Entries taken from a collection

+ + +

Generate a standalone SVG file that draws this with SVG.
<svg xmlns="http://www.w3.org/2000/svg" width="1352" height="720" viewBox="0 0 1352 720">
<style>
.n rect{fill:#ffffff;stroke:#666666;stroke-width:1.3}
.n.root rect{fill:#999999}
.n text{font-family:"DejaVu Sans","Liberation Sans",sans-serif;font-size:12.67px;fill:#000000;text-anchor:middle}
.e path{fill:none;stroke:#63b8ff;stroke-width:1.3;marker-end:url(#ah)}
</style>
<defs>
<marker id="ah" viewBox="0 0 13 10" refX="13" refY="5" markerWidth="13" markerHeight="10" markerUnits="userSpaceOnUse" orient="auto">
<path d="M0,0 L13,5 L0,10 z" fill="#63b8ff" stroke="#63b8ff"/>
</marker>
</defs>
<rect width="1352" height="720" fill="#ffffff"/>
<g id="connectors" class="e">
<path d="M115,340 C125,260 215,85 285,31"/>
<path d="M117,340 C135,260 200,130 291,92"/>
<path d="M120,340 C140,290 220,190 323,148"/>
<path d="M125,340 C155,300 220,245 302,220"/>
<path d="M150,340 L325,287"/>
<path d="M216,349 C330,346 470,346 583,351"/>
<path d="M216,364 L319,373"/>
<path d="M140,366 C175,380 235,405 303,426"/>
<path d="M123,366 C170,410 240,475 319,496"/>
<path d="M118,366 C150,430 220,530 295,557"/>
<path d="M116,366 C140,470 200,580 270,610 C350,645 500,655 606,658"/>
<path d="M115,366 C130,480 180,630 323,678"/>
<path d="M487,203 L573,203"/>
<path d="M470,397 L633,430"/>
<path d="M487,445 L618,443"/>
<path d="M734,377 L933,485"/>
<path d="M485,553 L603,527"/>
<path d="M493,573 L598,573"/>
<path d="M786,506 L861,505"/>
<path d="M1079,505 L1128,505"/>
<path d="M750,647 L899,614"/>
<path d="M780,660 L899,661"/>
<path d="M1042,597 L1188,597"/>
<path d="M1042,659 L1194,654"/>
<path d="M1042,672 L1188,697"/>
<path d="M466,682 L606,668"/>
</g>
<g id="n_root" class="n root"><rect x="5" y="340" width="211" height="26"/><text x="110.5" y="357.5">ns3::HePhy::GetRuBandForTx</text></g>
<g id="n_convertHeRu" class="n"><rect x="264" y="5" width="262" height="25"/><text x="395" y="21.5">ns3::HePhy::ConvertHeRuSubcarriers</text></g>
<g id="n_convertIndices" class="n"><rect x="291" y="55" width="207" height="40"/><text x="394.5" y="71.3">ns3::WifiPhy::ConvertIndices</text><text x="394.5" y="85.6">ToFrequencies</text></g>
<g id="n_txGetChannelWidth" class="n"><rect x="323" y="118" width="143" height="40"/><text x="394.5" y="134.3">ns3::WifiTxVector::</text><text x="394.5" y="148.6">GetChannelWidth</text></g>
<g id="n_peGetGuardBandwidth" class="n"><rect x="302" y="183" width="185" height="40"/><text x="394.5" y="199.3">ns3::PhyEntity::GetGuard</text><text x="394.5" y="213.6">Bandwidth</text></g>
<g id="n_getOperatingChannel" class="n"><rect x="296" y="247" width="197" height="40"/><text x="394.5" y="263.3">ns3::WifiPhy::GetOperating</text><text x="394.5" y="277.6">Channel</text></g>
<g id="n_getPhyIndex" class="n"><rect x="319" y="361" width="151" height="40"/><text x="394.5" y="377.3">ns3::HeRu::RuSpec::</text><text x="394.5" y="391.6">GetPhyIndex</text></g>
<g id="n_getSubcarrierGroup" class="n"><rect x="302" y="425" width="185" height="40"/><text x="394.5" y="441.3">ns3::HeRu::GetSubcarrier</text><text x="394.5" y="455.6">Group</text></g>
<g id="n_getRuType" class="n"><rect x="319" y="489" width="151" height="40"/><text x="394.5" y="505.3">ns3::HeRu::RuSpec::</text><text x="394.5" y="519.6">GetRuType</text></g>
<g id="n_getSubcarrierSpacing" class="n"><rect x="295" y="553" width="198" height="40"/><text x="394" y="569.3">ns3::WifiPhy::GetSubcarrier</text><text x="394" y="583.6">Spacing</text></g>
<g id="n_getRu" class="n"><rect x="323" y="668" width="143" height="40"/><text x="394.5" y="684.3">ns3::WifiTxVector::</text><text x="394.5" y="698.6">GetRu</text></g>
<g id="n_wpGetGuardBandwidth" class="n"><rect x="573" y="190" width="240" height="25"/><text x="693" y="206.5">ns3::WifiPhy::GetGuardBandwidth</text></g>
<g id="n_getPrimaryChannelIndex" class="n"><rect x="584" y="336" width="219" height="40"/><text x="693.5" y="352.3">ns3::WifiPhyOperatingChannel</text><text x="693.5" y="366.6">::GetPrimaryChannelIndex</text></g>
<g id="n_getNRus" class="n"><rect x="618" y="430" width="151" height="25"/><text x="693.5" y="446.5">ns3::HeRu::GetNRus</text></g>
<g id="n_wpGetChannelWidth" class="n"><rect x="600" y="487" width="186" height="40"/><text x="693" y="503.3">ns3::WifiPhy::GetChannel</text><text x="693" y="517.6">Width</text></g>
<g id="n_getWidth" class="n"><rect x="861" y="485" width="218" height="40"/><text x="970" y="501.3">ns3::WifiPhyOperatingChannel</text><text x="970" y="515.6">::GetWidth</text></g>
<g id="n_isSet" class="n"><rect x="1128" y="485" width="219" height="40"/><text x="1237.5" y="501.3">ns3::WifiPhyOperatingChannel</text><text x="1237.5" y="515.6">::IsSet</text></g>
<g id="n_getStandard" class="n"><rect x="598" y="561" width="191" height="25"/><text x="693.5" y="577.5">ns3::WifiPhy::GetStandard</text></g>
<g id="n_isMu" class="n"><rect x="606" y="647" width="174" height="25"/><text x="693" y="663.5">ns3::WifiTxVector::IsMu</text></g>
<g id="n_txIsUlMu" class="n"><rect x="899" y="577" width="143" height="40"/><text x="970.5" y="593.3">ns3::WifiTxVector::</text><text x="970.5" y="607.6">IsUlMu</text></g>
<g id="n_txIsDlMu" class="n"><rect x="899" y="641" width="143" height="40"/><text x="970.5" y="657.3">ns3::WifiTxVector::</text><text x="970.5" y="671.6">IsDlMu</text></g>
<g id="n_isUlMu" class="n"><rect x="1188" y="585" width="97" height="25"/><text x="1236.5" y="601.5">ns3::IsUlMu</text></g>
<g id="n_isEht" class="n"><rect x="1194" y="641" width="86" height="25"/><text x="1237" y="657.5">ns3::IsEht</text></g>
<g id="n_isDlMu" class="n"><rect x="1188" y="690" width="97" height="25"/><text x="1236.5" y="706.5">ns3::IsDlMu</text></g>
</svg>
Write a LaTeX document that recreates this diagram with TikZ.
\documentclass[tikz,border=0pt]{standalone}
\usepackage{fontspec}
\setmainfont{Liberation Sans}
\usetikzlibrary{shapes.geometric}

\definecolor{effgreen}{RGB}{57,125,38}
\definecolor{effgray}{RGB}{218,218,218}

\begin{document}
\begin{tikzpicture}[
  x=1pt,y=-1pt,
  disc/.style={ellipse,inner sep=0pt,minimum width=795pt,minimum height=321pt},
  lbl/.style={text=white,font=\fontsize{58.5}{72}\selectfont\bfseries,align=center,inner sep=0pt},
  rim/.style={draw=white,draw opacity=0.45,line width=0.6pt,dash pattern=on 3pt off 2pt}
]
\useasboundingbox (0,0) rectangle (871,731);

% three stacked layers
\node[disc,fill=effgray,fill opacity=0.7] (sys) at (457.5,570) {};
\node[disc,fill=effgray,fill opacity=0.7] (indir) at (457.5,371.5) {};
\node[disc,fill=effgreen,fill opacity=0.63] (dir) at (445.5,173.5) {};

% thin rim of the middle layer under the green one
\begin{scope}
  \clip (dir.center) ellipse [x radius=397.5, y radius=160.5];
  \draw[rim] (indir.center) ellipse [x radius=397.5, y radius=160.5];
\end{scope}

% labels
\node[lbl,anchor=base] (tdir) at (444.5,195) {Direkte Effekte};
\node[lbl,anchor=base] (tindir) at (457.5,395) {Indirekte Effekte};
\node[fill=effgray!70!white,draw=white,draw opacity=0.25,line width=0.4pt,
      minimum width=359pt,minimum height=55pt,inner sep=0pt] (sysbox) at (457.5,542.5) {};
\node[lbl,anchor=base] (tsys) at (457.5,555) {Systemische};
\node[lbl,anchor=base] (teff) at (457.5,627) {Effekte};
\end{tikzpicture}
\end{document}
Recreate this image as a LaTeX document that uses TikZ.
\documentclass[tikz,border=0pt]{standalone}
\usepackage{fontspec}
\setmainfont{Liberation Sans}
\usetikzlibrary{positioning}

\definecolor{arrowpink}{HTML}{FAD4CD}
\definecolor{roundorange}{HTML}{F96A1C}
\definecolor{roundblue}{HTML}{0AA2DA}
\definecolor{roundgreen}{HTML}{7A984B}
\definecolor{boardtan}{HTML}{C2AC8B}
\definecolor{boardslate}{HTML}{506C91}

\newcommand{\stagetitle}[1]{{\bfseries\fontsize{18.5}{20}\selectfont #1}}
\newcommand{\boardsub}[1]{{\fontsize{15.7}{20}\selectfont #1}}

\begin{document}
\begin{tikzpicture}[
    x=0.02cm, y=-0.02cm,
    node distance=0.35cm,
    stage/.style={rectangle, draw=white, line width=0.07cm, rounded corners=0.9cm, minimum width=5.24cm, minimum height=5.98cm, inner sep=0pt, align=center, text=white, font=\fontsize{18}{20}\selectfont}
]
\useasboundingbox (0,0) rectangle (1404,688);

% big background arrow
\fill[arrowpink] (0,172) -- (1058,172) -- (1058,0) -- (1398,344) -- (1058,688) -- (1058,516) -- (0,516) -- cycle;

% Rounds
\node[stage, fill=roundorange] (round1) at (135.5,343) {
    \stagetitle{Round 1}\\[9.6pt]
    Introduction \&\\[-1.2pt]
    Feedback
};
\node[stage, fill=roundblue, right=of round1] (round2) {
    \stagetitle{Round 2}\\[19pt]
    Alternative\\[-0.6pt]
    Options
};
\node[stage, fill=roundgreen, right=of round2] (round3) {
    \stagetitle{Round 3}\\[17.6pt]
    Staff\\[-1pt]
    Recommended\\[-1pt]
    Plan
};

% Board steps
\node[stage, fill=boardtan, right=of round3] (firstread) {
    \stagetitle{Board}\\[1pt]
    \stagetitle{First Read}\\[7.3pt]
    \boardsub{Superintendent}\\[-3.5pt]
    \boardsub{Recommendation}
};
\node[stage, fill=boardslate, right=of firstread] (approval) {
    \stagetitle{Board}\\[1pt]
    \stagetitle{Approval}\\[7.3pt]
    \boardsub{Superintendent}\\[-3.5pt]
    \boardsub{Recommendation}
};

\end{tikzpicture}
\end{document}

+ + +

### What to produce
Go through the material above and output exactly the lines from the one containing "Write a LaTeX" through the one containing "opacity=0.63] (dir) at".

### Written answer
Write a LaTeX document that recreates this diagram with TikZ.
\documentclass[tikz,border=0pt]{standalone}
\usepackage{fontspec}
\setmainfont{Liberation Sans}
\usetikzlibrary{shapes.geometric}

\definecolor{effgreen}{RGB}{57,125,38}
\definecolor{effgray}{RGB}{218,218,218}

\begin{document}
\begin{tikzpicture}[
  x=1pt,y=-1pt,
  disc/.style={ellipse,inner sep=0pt,minimum width=795pt,minimum height=321pt},
  lbl/.style={text=white,font=\fontsize{58.5}{72}\selectfont\bfseries,align=center,inner sep=0pt},
  rim/.style={draw=white,draw opacity=0.45,line width=0.6pt,dash pattern=on 3pt off 2pt}
]
\useasboundingbox (0,0) rectangle (871,731);

% three stacked layers
\node[disc,fill=effgray,fill opacity=0.7] (sys) at (457.5,570) {};
\node[disc,fill=effgray,fill opacity=0.7] (indir) at (457.5,371.5) {};
\node[disc,fill=effgreen,fill opacity=0.63] (dir) at (445.5,173.5) {};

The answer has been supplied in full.